When we run this command, anvi’o does several things:

Run HMM models against the ORFs we have predicted

Anvi’o will run hidden Markov models against the open reading frames that prodigal predicts. anvi’o uses single copy bacterial genes to identify things on the contigs.

anvi-run-hmms -c algae.db

Index the .bam files

If you did not index the .bam file that you created above, anvi’o can do that for you. If you have a .bai file for every .bam file, you can skip this step.

anvi-init-bam Algae_11.renum.bam
anvi-init-bam Algae_12.renum.bam
anvi-init-bam Algae_13.renum.bam
anvi-init-bam Algae_14.renum.bam

Profile the data.

Finally, we make a profile of the .bam file using anvi’o.
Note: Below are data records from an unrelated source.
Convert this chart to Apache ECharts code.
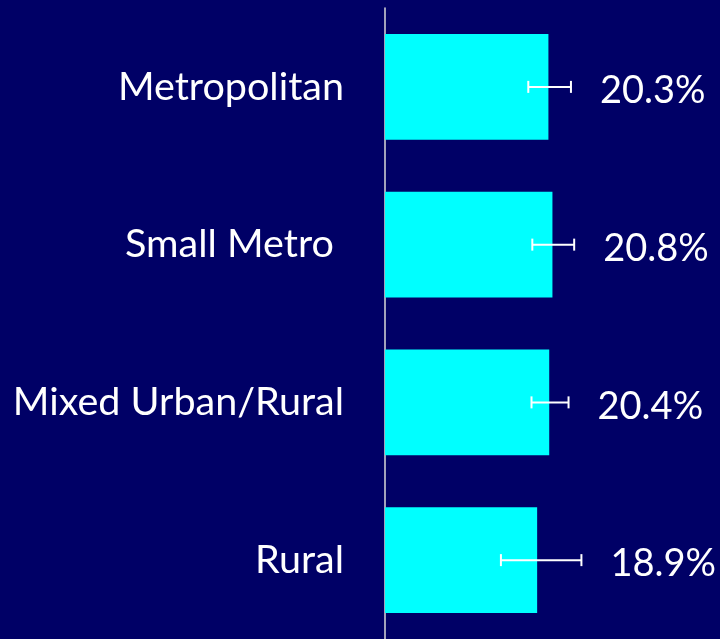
<!DOCTYPE html>
<html>
<head>
<meta charset="utf-8">
<script src="https://cdn.jsdelivr.net/npm/echarts@6/dist/echarts.min.js"></script>
<style>
  html, body { margin: 0; padding: 0; background: #000066; }
  #chart { width: 720px; height: 639px; }
</style>
</head>
<body>
<div id="chart"></div>
<script>
// カテゴリと値
var categories = ["Metropolitan", "Small Metro ", "Mixed Urban/Rural", "Rural"];
var values = [20.3, 20.8, 20.4, 18.9];
var lower = [17.8, 18.3, 18.2, 14.4];   // エラーバー下端
var upper = [23.1, 23.5, 22.8, 24.4];   // エラーバー上端

var fontName = "Lato";

var errData = [];
for (var i = 0; i < categories.length; i++) {
    errData.push([i, lower[i], upper[i], values[i]]);
}

var chart = echarts.init(document.getElementById("chart"));
chart.setOption({
    backgroundColor: "#000066",
    animation: false,
    grid: { left: 385, width: 322, top: 8, height: 634 },
    xAxis: {
        type: "value",
        min: 0,
        max: 40,
        show: false
    },
    yAxis: {
        type: "category",
        inverse: true,
        data: categories,
        axisLine: { show: true, lineStyle: { color: "#D9D9D9", width: 1.5 } },
        axisTick: { show: false },
        axisLabel: {
            color: "#FFFFFF",
            fontSize: 39.5,
            fontFamily: fontName,
            margin: 41
        }
    },
    series: [
        {
            type: "bar",
            data: values,
            barCategoryGap: "33%",
            itemStyle: { color: "#00FFFF" },
            z: 2
        },
        {
            type: "custom",
            z: 3,
            data: errData,
            renderItem: function (params, api) {
                var idx = api.value(0);
                var lo = api.coord([api.value(1), idx]);
                var hi = api.coord([api.value(2), idx]);
                var cap = 6;
                var style = { stroke: "#FFFFFF", lineWidth: 2 };
                return {
                    type: "group",
                    children: [
                        { type: "line", shape: { x1: lo[0], y1: lo[1], x2: hi[0], y2: hi[1] }, style: style },
                        { type: "line", shape: { x1: lo[0], y1: lo[1] - cap, x2: lo[0], y2: lo[1] + cap }, style: style },
                        { type: "line", shape: { x1: hi[0], y1: hi[1] - cap, x2: hi[0], y2: hi[1] + cap }, style: style },
                        {
                            type: "text",
                            x: hi[0] + 29,
                            y: hi[1] + 4,
                            style: {
                                text: api.value(3).toFixed(1) + "%",
                                fill: "#FFFFFF",
                                font: "38px " + fontName,
                                verticalAlign: "middle",
                                align: "left"
                            }
                        }
                    ]
                };
            }
        }
    ]
});
</script>
</body>
</html>
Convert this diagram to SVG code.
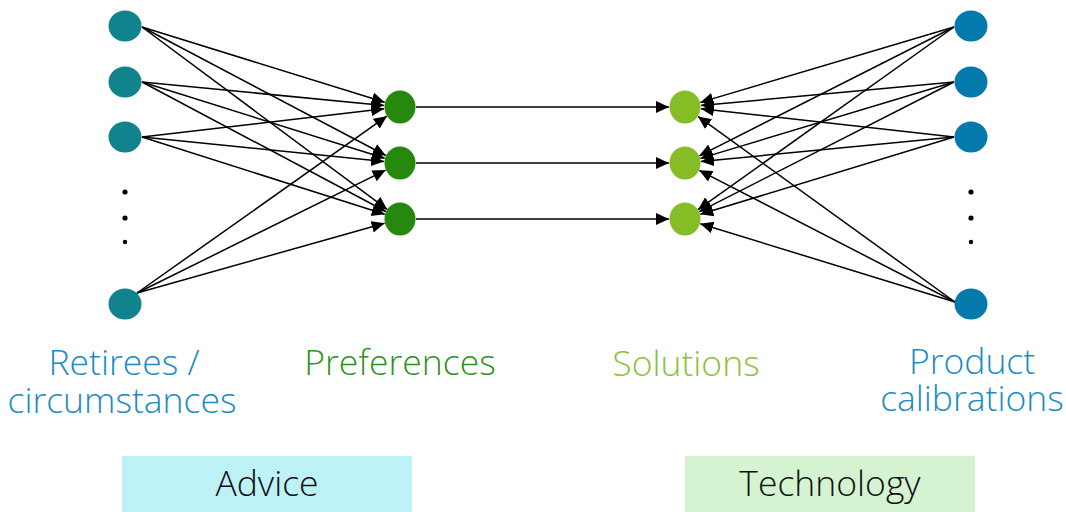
<svg xmlns="http://www.w3.org/2000/svg" width="1066" height="512" viewBox="0 0 1066 512">
<style>
.e{stroke:#000;stroke-width:1.5;fill:none;marker-end:url(#ah)}
.lbl{font-family:"Open Sans","Liberation Sans",sans-serif;font-size:35.5px;font-weight:300;text-anchor:middle}
.dot{fill:#000}
</style>
<defs>
<marker id="ah" markerUnits="userSpaceOnUse" markerWidth="15" markerHeight="13" refX="13" refY="6" orient="auto">
<path d="M0,0 L13,6 L0,12 z" fill="#000"/>
</marker>
</defs>
<rect width="1066" height="512" fill="#fff"/>
<g id="connectors">
<line class="e" x1="142" y1="27" x2="384.7" y2="102.3"/>
<line class="e" x1="142" y1="27" x2="385.8" y2="155.5"/>
<line class="e" x1="142" y1="27" x2="387.2" y2="209.4"/>
<line class="e" x1="142" y1="82" x2="384.1" y2="105.5"/>
<line class="e" x1="142" y1="82" x2="384.7" y2="158.2"/>
<line class="e" x1="142" y1="82" x2="385.9" y2="211.5"/>
<line class="e" x1="142" y1="137" x2="384.1" y2="108.8"/>
<line class="e" x1="142" y1="137" x2="384.1" y2="161.4"/>
<line class="e" x1="142" y1="137" x2="384.8" y2="214.2"/>
<line class="e" x1="137" y1="293" x2="386.9" y2="116.2"/>
<line class="e" x1="137" y1="293" x2="385.7" y2="170.1"/>
<line class="e" x1="137" y1="293" x2="384.6" y2="223.3"/>
<line class="e" x1="416" y1="107" x2="669" y2="107"/>
<line class="e" x1="416" y1="163" x2="669" y2="163"/>
<line class="e" x1="416" y1="219" x2="669" y2="219"/>
<line class="e" x1="954" y1="27" x2="700.3" y2="102.4"/>
<line class="e" x1="954" y1="27" x2="699.3" y2="155.8"/>
<line class="e" x1="954" y1="27" x2="698.0" y2="209.7"/>
<line class="e" x1="954" y1="82" x2="700.9" y2="105.5"/>
<line class="e" x1="954" y1="82" x2="700.3" y2="158.4"/>
<line class="e" x1="954" y1="82" x2="699.3" y2="211.7"/>
<line class="e" x1="954" y1="137" x2="700.9" y2="108.8"/>
<line class="e" x1="954" y1="137" x2="700.9" y2="161.5"/>
<line class="e" x1="954" y1="137" x2="700.3" y2="214.3"/>
<line class="e" x1="955" y1="302" x2="698.0" y2="116.4"/>
<line class="e" x1="955" y1="302" x2="699.2" y2="170.3"/>
<line class="e" x1="955" y1="302" x2="700.3" y2="223.7"/>
</g>
<g id="retirees" fill="#10838c">
<ellipse cx="125" cy="26" rx="16.5" ry="15.5"/>
<ellipse cx="125" cy="82" rx="16.5" ry="15.5"/>
<ellipse cx="125" cy="137" rx="16.5" ry="15.5"/>
<ellipse cx="125" cy="304" rx="16.5" ry="15.5"/>
<circle class="dot" cx="125" cy="192" r="2.6"/>
<circle class="dot" cx="125" cy="218" r="2.6"/>
<circle class="dot" cx="125" cy="242" r="2.2"/>
</g>
<g id="preferences" fill="#26890d">
<ellipse cx="400" cy="107" rx="15.5" ry="16.5"/>
<ellipse cx="400" cy="163" rx="15.5" ry="16.5"/>
<ellipse cx="400" cy="219" rx="15.5" ry="16.5"/>
</g>
<g id="solutions" fill="#86bc25">
<ellipse cx="685" cy="107" rx="15.5" ry="16.5"/>
<ellipse cx="685" cy="163" rx="15.5" ry="16.5"/>
<ellipse cx="685" cy="219" rx="15.5" ry="16.5"/>
</g>
<g id="calibrations" fill="#0479ac">
<ellipse cx="971" cy="26" rx="16.5" ry="15.5"/>
<ellipse cx="971" cy="82" rx="16.5" ry="15.5"/>
<ellipse cx="971" cy="137" rx="16.5" ry="15.5"/>
<ellipse cx="971" cy="304" rx="16.5" ry="15.5"/>
<circle class="dot" cx="971" cy="192" r="2.6"/>
<circle class="dot" cx="971" cy="218" r="2.6"/>
<circle class="dot" cx="971" cy="242" r="2.2"/>
</g>
<g id="labels">
<text class="lbl" fill="#1b8bc1"><tspan x="124" y="375">Retirees /</tspan><tspan x="122" y="413">circumstances</tspan></text>
<text class="lbl" x="400" y="375" fill="#2e9220">Preferences</text>
<text class="lbl" x="686" y="376" fill="#8cc13a">Solutions</text>
<text class="lbl" fill="#1b8bc1"><tspan x="972" y="374">Product</tspan><tspan x="972" y="411">calibrations</tspan></text>
</g>
<g id="advice">
<rect x="122" y="456" width="290" height="56" fill="#bdf2f7"/>
<text class="lbl" x="267" y="496" fill="#111">Advice</text>
</g>
<g id="technology">
<rect x="685" y="456" width="290" height="56" fill="#d4f3d1"/>
<text class="lbl" x="830" y="496" fill="#111">Technology</text>
</g>
</svg>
This reads the bam file and stores information about each of the contigs and their presence in the different samples.

anvi-profile -i Algae_11.renum.bam-sorted.bam -c algae.db 
anvi-profile -i Algae_12.renum.bam-sorted.bam -c algae.db 
anvi-profile -i Algae_13.renum.bam-sorted.bam -c algae.db 
anvi-profile -i Algae_14.renum.bam-sorted.bam -c algae.db 

Merge the anvi’o outputs into a single location

We are going to use the anvi-merge command with each of our Algae data sets to create a single set of merged data. This also uses the bash ? that we saw earlier which replaces a single character

anvi-merge Algae_1?.renum.bam-sorted.bam-ANVIO_PROFILE/PROFILE.db -o AllAlgae -c algae.db

Open the anvi’o results

Finally, we open and view the anvi’o results in our web-browser

anvi-interactive -p AllAlgae/PROFILE.db -c algae.db

You can now open a web browser on your laptop and point it at the IP address of your virtual machine. (See page to see how to get the IP address for your machine). You need to add :8080 to the IP address. In the example above, my IP address is 149.165.157.55 and so the URL that I will open is:

http://149.165.157.55:8080

Note that anvi’o recommends using Google Chrome for visualization, although other browsers also work.